#### Listed entries:
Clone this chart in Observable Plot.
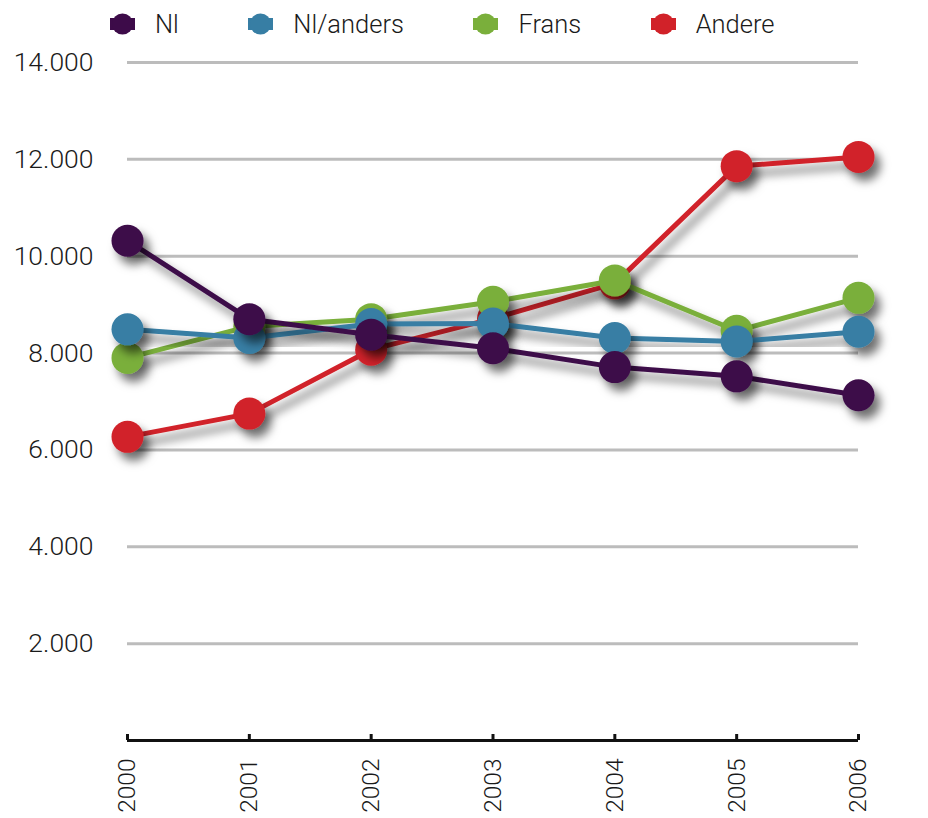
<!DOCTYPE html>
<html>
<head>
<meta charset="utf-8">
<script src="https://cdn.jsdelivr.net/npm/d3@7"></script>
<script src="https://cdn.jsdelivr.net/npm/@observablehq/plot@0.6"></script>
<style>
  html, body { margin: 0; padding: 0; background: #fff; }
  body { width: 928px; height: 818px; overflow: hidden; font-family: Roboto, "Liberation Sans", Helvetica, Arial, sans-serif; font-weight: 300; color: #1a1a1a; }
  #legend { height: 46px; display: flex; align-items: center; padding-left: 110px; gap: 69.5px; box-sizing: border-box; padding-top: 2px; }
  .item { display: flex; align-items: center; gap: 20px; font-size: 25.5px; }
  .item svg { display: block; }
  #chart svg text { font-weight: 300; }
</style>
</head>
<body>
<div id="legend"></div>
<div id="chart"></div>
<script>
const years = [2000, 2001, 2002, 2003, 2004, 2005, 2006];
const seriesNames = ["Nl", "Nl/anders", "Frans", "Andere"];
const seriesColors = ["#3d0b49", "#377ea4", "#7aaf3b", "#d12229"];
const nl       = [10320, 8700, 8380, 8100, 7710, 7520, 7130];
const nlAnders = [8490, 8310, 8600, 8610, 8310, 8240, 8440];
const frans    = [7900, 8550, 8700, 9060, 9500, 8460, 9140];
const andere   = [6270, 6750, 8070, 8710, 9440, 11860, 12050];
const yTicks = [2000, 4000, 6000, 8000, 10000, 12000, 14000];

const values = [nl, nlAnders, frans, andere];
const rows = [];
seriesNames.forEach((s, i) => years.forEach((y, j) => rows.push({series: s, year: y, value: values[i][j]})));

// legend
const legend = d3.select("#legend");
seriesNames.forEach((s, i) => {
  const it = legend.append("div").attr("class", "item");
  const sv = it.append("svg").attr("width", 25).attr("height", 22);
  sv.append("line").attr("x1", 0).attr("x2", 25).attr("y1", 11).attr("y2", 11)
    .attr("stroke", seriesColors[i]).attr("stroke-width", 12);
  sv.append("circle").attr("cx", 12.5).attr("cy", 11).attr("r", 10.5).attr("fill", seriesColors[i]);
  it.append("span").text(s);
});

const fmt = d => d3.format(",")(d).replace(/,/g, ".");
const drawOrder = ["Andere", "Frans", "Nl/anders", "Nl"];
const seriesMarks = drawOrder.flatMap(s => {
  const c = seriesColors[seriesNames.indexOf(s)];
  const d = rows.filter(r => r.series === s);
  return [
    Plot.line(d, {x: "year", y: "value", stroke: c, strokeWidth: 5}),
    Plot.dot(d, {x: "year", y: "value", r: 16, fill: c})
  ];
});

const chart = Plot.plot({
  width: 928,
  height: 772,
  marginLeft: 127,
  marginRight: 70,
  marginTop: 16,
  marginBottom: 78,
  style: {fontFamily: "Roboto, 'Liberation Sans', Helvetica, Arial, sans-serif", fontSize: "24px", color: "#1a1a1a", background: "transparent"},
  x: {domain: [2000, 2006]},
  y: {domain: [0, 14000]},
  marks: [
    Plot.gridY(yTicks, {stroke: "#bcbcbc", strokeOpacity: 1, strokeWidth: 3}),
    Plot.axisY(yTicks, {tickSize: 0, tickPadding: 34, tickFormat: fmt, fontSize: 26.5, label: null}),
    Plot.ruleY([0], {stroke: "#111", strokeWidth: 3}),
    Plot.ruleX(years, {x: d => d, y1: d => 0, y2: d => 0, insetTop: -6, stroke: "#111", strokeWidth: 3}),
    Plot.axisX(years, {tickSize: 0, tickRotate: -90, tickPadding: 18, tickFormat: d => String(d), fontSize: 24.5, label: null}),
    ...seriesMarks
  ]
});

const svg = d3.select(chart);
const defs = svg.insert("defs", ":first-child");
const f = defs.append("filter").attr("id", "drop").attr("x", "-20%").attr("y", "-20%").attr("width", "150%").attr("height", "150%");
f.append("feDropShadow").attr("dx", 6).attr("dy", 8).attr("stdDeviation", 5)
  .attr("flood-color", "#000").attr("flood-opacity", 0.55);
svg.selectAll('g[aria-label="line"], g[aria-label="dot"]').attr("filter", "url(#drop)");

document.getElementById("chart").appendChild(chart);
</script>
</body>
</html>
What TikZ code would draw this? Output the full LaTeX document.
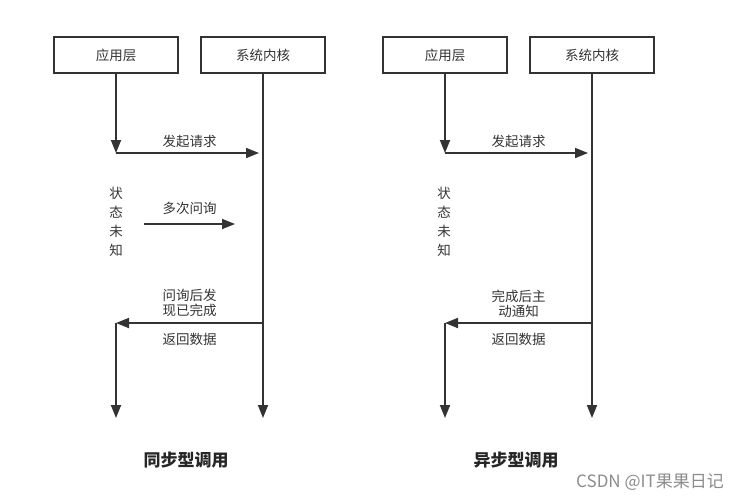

#### Written instruction:
Reproduce all entries exactly. Pictures do not belong in the copy.

#### Answer to this task:
Clone this chart in Observable Plot.
<!DOCTYPE html>
<html>
<head>
<meta charset="utf-8">
<script src="https://cdn.jsdelivr.net/npm/d3@7"></script>
<script src="https://cdn.jsdelivr.net/npm/@observablehq/plot@0.6"></script>
<style>
  html, body { margin: 0; padding: 0; background: #fff; }
  body { width: 928px; height: 818px; overflow: hidden; font-family: Roboto, "Liberation Sans", Helvetica, Arial, sans-serif; font-weight: 300; color: #1a1a1a; }
  #legend { height: 46px; display: flex; align-items: center; padding-left: 110px; gap: 69.5px; box-sizing: border-box; padding-top: 2px; }
  .item { display: flex; align-items: center; gap: 20px; font-size: 25.5px; }
  .item svg { display: block; }
  #chart svg text { font-weight: 300; }
</style>
</head>
<body>
<div id="legend"></div>
<div id="chart"></div>
<script>
const years = [2000, 2001, 2002, 2003, 2004, 2005, 2006];
const seriesNames = ["Nl", "Nl/anders", "Frans", "Andere"];
const seriesColors = ["#3d0b49", "#377ea4", "#7aaf3b", "#d12229"];
const nl       = [10320, 8700, 8380, 8100, 7710, 7520, 7130];
const nlAnders = [8490, 8310, 8600, 8610, 8310, 8240, 8440];
const frans    = [7900, 8550, 8700, 9060, 9500, 8460, 9140];
const andere   = [6270, 6750, 8070, 8710, 9440, 11860, 12050];
const yTicks = [2000, 4000, 6000, 8000, 10000, 12000, 14000];

const values = [nl, nlAnders, frans, andere];
const rows = [];
seriesNames.forEach((s, i) => years.forEach((y, j) => rows.push({series: s, year: y, value: values[i][j]})));

// legend
const legend = d3.select("#legend");
seriesNames.forEach((s, i) => {
  const it = legend.append("div").attr("class", "item");
  const sv = it.append("svg").attr("width", 25).attr("height", 22);
  sv.append("line").attr("x1", 0).attr("x2", 25).attr("y1", 11).attr("y2", 11)
    .attr("stroke", seriesColors[i]).attr("stroke-width", 12);
  sv.append("circle").attr("cx", 12.5).attr("cy", 11).attr("r", 10.5).attr("fill", seriesColors[i]);
  it.append("span").text(s);
});

const fmt = d => d3.format(",")(d).replace(/,/g, ".");
const drawOrder = ["Andere", "Frans", "Nl/anders", "Nl"];
const seriesMarks = drawOrder.flatMap(s => {
  const c = seriesColors[seriesNames.indexOf(s)];
  const d = rows.filter(r => r.series === s);
  return [
    Plot.line(d, {x: "year", y: "value", stroke: c, strokeWidth: 5}),
    Plot.dot(d, {x: "year", y: "value", r: 16, fill: c})
  ];
});

const chart = Plot.plot({
  width: 928,
  height: 772,
  marginLeft: 127,
  marginRight: 70,
  marginTop: 16,
  marginBottom: 78,
  style: {fontFamily: "Roboto, 'Liberation Sans', Helvetica, Arial, sans-serif", fontSize: "24px", color: "#1a1a1a", background: "transparent"},
  x: {domain: [2000, 2006]},
  y: {domain: [0, 14000]},
  marks: [
    Plot.gridY(yTicks, {stroke: "#bcbcbc", strokeOpacity: 1, strokeWidth: 3}),
    Plot.axisY(yTicks, {tickSize: 0, tickPadding: 34, tickFormat: fmt, fontSize: 26.5, label: null}),
    Plot.ruleY([0], {stroke: "#111", strokeWidth: 3}),
    Plot.ruleX(years, {x: d => d, y1: d => 0, y2: d => 0, insetTop: -6, stroke: "#111", strokeWidth: 3}),
    Plot.axisX(years, {tickSize: 0, tickRotate: -90, tickPadding: 18, tickFormat: d => String(d), fontSize: 24.5, label: null}),
    ...seriesMarks
  ]
});

const svg = d3.select(chart);
const defs = svg.insert("defs", ":first-child");
const f = defs.append("filter").attr("id", "drop").attr("x", "-20%").attr("y", "-20%").attr("width", "150%").attr("height", "150%");
f.append("feDropShadow").attr("dx", 6).attr("dy", 8).attr("stdDeviation", 5)
  .attr("flood-color", "#000").attr("flood-opacity", 0.55);
svg.selectAll('g[aria-label="line"], g[aria-label="dot"]').attr("filter", "url(#drop)");

document.getElementById("chart").appendChild(chart);
</script>
</body>
</html>
What TikZ code would draw this? Output the full LaTeX document.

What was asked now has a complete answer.